Monday, May 22, 2017

The Desert

I never tire of the desert, its spaciousness, its vistas, and the mystery of life that survives in it.  This evening, a solitary quail sat in a mesquite tree calling out in a plaintive voice, a sharp, touching cry.  You seldom see a lone quail—they are usually in little flocks scurrying across the desert floor.  I don’t know if this bird had become separated from its flock and was calling out for it, or if something unfortunate had happened to its covey and it was crying out in distress.  As I walked away, it continued its insistent call.  Perhaps it was simply looking for a mate.

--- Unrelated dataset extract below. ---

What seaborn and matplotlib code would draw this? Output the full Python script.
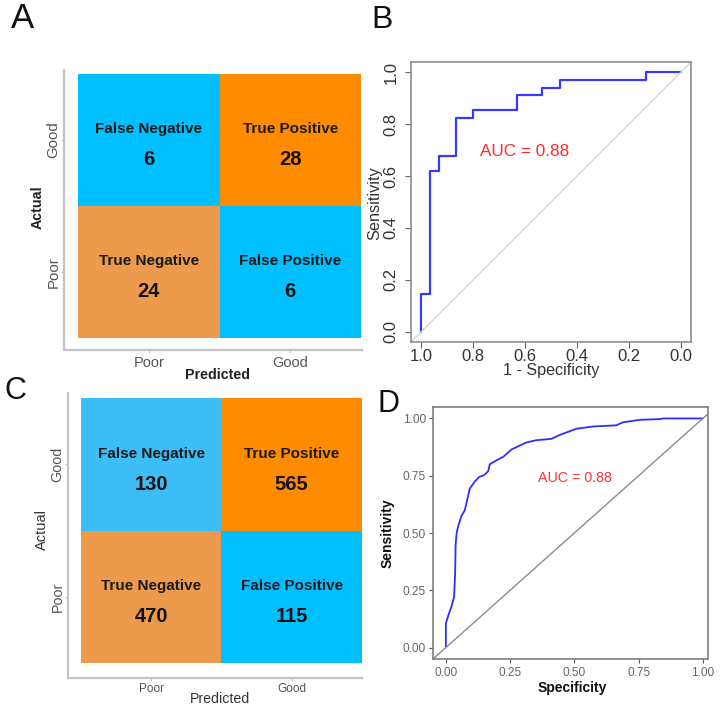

Every day there are new things to discover.  Eagle’s claw (Turk’s head) cacti are usually solitary


but today I found this little cluster.


The Texas rainbow cacti have finished blooming and are now making fruit that is slowly being eaten by birds, and perhaps small rodents as well.


Wednesday, May 10, 2017

Ox Mountain




The woods on Ox Mountain were once beautiful!  On account of its being on the edge of a large country, it was attacked with axes and hatchets.  How could it remain beautiful? The refreshing breezes of the night spirit and the dawn's breath, and the moisture provided by rain and fog, did not fail to give rise to sprouts of vegetation from the stumps of the trees.  But cows and sheep were repeatedly pastured there, and for that reason it has remained desolate.  People observe its denuded state and assume that it never had any woods at all.  But how could this state be the true nature of this mountain?
                                                                                                        — Mencius

Meditating today on the Ox Mountain story of Mencius.  There is so much in it that speaks to our relationship with nature, to faith (of all kinds), to our understanding of truth.  It is especially pertinent in the era of the Trump Administration--of people who believe that the only way to relate to others and nature is to possess and to violate, to consume and destroy; people who loathe and deny the truth at every corner ("there never were any woods at all").  Thomas Merton says this about Mencius' parable in his book Conjectures of a Guilty Bystander:

Without the night spirit, the dawn breath, silence, passivity, rest, man's nature cannot be itself.  In its barrenness it is no longer natura: nothing grows from it, nothing is born of it any more.